— BEGIN —

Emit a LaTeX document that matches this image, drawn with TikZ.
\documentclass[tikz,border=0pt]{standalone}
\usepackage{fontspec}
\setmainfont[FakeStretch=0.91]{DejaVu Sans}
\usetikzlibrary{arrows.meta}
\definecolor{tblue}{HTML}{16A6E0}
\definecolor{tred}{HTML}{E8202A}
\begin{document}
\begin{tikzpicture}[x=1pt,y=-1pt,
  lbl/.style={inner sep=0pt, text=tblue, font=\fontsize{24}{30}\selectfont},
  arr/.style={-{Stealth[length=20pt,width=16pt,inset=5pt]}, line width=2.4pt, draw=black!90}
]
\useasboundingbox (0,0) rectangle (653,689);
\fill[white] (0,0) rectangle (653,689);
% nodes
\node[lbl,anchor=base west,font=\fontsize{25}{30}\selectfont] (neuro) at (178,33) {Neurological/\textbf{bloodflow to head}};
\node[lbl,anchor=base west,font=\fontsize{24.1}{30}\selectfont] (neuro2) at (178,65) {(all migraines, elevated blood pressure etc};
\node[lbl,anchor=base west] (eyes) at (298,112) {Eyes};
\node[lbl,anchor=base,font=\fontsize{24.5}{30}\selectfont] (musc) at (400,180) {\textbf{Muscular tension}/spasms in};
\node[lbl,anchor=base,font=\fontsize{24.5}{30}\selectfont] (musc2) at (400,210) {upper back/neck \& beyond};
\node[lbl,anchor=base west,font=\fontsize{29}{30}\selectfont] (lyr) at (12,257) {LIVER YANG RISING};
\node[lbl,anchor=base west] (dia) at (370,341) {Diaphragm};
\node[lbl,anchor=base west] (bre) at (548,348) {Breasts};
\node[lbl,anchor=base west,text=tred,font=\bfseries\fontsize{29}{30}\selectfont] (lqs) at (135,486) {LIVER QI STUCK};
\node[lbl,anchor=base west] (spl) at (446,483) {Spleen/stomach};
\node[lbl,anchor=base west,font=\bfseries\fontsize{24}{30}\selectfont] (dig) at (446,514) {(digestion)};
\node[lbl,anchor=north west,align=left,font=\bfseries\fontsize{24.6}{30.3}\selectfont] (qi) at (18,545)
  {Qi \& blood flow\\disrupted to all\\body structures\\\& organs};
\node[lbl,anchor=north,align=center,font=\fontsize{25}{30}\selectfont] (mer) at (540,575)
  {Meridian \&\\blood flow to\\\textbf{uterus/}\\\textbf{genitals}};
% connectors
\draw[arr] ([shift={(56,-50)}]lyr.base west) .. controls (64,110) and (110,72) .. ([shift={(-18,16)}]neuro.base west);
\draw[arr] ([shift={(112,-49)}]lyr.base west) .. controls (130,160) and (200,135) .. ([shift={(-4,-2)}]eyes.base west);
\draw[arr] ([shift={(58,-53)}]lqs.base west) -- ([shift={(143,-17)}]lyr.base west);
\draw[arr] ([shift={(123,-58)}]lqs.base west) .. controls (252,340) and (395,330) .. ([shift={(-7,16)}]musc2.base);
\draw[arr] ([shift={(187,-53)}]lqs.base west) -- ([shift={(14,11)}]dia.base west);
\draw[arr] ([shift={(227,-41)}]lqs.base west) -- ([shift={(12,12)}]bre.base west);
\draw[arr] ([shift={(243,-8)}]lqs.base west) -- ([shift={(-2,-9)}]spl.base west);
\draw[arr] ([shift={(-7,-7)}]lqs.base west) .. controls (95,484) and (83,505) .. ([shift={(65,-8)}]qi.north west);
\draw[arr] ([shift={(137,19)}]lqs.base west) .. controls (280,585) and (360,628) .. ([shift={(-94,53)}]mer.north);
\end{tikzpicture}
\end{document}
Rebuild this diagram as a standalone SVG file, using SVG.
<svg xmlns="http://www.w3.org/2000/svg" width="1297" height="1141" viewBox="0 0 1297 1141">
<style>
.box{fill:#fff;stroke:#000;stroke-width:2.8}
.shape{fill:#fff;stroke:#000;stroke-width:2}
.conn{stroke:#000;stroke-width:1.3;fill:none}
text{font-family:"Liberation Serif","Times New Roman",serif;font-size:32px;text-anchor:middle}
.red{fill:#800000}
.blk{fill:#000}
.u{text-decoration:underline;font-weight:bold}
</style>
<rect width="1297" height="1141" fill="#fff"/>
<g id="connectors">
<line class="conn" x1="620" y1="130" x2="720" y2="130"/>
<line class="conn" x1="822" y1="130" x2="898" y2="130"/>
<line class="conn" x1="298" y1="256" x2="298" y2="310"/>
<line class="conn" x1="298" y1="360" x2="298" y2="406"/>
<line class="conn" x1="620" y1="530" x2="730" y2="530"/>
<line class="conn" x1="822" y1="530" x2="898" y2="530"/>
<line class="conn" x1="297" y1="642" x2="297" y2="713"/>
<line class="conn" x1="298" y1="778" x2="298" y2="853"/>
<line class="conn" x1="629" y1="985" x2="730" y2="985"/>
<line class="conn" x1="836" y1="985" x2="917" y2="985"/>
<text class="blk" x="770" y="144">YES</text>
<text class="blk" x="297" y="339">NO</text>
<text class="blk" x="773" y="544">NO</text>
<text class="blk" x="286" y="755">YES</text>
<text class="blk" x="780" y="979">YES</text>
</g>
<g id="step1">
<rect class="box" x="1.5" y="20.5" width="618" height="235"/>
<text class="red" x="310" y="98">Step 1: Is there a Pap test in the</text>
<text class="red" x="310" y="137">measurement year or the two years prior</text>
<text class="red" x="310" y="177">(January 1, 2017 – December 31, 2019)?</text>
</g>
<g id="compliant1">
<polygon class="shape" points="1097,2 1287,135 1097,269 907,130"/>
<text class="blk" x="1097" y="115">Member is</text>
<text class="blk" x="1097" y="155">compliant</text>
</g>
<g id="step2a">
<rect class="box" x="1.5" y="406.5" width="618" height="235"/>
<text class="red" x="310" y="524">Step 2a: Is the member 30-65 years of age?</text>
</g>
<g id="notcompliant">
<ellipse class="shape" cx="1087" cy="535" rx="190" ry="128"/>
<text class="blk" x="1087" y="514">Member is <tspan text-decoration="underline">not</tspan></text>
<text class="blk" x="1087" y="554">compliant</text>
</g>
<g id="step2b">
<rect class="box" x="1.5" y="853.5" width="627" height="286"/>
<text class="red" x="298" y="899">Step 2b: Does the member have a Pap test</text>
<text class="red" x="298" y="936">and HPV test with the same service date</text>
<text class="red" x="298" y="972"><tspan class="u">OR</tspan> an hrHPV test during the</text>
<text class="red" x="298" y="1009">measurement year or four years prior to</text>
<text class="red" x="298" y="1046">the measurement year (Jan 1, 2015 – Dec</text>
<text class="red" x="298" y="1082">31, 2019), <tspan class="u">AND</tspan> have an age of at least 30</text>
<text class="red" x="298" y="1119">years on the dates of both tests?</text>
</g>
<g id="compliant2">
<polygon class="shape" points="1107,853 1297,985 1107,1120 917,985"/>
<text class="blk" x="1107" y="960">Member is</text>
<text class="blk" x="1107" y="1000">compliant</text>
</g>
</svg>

— END —

▸ Written instruction:
Take the entries above and transcribe them exactly.

▸ Solution for this problem:
Emit a LaTeX document that matches this image, drawn with TikZ.
\documentclass[tikz,border=0pt]{standalone}
\usepackage{fontspec}
\setmainfont[FakeStretch=0.91]{DejaVu Sans}
\usetikzlibrary{arrows.meta}
\definecolor{tblue}{HTML}{16A6E0}
\definecolor{tred}{HTML}{E8202A}
\begin{document}
\begin{tikzpicture}[x=1pt,y=-1pt,
  lbl/.style={inner sep=0pt, text=tblue, font=\fontsize{24}{30}\selectfont},
  arr/.style={-{Stealth[length=20pt,width=16pt,inset=5pt]}, line width=2.4pt, draw=black!90}
]
\useasboundingbox (0,0) rectangle (653,689);
\fill[white] (0,0) rectangle (653,689);
% nodes
\node[lbl,anchor=base west,font=\fontsize{25}{30}\selectfont] (neuro) at (178,33) {Neurological/\textbf{bloodflow to head}};
\node[lbl,anchor=base west,font=\fontsize{24.1}{30}\selectfont] (neuro2) at (178,65) {(all migraines, elevated blood pressure etc};
\node[lbl,anchor=base west] (eyes) at (298,112) {Eyes};
\node[lbl,anchor=base,font=\fontsize{24.5}{30}\selectfont] (musc) at (400,180) {\textbf{Muscular tension}/spasms in};
\node[lbl,anchor=base,font=\fontsize{24.5}{30}\selectfont] (musc2) at (400,210) {upper back/neck \& beyond};
\node[lbl,anchor=base west,font=\fontsize{29}{30}\selectfont] (lyr) at (12,257) {LIVER YANG RISING};
\node[lbl,anchor=base west] (dia) at (370,341) {Diaphragm};
\node[lbl,anchor=base west] (bre) at (548,348) {Breasts};
\node[lbl,anchor=base west,text=tred,font=\bfseries\fontsize{29}{30}\selectfont] (lqs) at (135,486) {LIVER QI STUCK};
\node[lbl,anchor=base west] (spl) at (446,483) {Spleen/stomach};
\node[lbl,anchor=base west,font=\bfseries\fontsize{24}{30}\selectfont] (dig) at (446,514) {(digestion)};
\node[lbl,anchor=north west,align=left,font=\bfseries\fontsize{24.6}{30.3}\selectfont] (qi) at (18,545)
  {Qi \& blood flow\\disrupted to all\\body structures\\\& organs};
\node[lbl,anchor=north,align=center,font=\fontsize{25}{30}\selectfont] (mer) at (540,575)
  {Meridian \&\\blood flow to\\\textbf{uterus/}\\\textbf{genitals}};
% connectors
\draw[arr] ([shift={(56,-50)}]lyr.base west) .. controls (64,110) and (110,72) .. ([shift={(-18,16)}]neuro.base west);
\draw[arr] ([shift={(112,-49)}]lyr.base west) .. controls (130,160) and (200,135) .. ([shift={(-4,-2)}]eyes.base west);
\draw[arr] ([shift={(58,-53)}]lqs.base west) -- ([shift={(143,-17)}]lyr.base west);
\draw[arr] ([shift={(123,-58)}]lqs.base west) .. controls (252,340) and (395,330) .. ([shift={(-7,16)}]musc2.base);
\draw[arr] ([shift={(187,-53)}]lqs.base west) -- ([shift={(14,11)}]dia.base west);
\draw[arr] ([shift={(227,-41)}]lqs.base west) -- ([shift={(12,12)}]bre.base west);
\draw[arr] ([shift={(243,-8)}]lqs.base west) -- ([shift={(-2,-9)}]spl.base west);
\draw[arr] ([shift={(-7,-7)}]lqs.base west) .. controls (95,484) and (83,505) .. ([shift={(65,-8)}]qi.north west);
\draw[arr] ([shift={(137,19)}]lqs.base west) .. controls (280,585) and (360,628) .. ([shift={(-94,53)}]mer.north);
\end{tikzpicture}
\end{document}
Rebuild this diagram as a standalone SVG file, using SVG.
<svg xmlns="http://www.w3.org/2000/svg" width="1297" height="1141" viewBox="0 0 1297 1141">
<style>
.box{fill:#fff;stroke:#000;stroke-width:2.8}
.shape{fill:#fff;stroke:#000;stroke-width:2}
.conn{stroke:#000;stroke-width:1.3;fill:none}
text{font-family:"Liberation Serif","Times New Roman",serif;font-size:32px;text-anchor:middle}
.red{fill:#800000}
.blk{fill:#000}
.u{text-decoration:underline;font-weight:bold}
</style>
<rect width="1297" height="1141" fill="#fff"/>
<g id="connectors">
<line class="conn" x1="620" y1="130" x2="720" y2="130"/>
<line class="conn" x1="822" y1="130" x2="898" y2="130"/>
<line class="conn" x1="298" y1="256" x2="298" y2="310"/>
<line class="conn" x1="298" y1="360" x2="298" y2="406"/>
<line class="conn" x1="620" y1="530" x2="730" y2="530"/>
<line class="conn" x1="822" y1="530" x2="898" y2="530"/>
<line class="conn" x1="297" y1="642" x2="297" y2="713"/>
<line class="conn" x1="298" y1="778" x2="298" y2="853"/>
<line class="conn" x1="629" y1="985" x2="730" y2="985"/>
<line class="conn" x1="836" y1="985" x2="917" y2="985"/>
<text class="blk" x="770" y="144">YES</text>
<text class="blk" x="297" y="339">NO</text>
<text class="blk" x="773" y="544">NO</text>
<text class="blk" x="286" y="755">YES</text>
<text class="blk" x="780" y="979">YES</text>
</g>
<g id="step1">
<rect class="box" x="1.5" y="20.5" width="618" height="235"/>
<text class="red" x="310" y="98">Step 1: Is there a Pap test in the</text>
<text class="red" x="310" y="137">measurement year or the two years prior</text>
<text class="red" x="310" y="177">(January 1, 2017 – December 31, 2019)?</text>
</g>
<g id="compliant1">
<polygon class="shape" points="1097,2 1287,135 1097,269 907,130"/>
<text class="blk" x="1097" y="115">Member is</text>
<text class="blk" x="1097" y="155">compliant</text>
</g>
<g id="step2a">
<rect class="box" x="1.5" y="406.5" width="618" height="235"/>
<text class="red" x="310" y="524">Step 2a: Is the member 30-65 years of age?</text>
</g>
<g id="notcompliant">
<ellipse class="shape" cx="1087" cy="535" rx="190" ry="128"/>
<text class="blk" x="1087" y="514">Member is <tspan text-decoration="underline">not</tspan></text>
<text class="blk" x="1087" y="554">compliant</text>
</g>
<g id="step2b">
<rect class="box" x="1.5" y="853.5" width="627" height="286"/>
<text class="red" x="298" y="899">Step 2b: Does the member have a Pap test</text>
<text class="red" x="298" y="936">and HPV test with the same service date</text>
<text class="red" x="298" y="972"><tspan class="u">OR</tspan> an hrHPV test during the</text>
<text class="red" x="298" y="1009">measurement year or four years prior to</text>
<text class="red" x="298" y="1046">the measurement year (Jan 1, 2015 – Dec</text>
<text class="red" x="298" y="1082">31, 2019), <tspan class="u">AND</tspan> have an age of at least 30</text>
<text class="red" x="298" y="1119">years on the dates of both tests?</text>
</g>
<g id="compliant2">
<polygon class="shape" points="1107,853 1297,985 1107,1120 917,985"/>
<text class="blk" x="1107" y="960">Member is</text>
<text class="blk" x="1107" y="1000">compliant</text>
</g>
</svg>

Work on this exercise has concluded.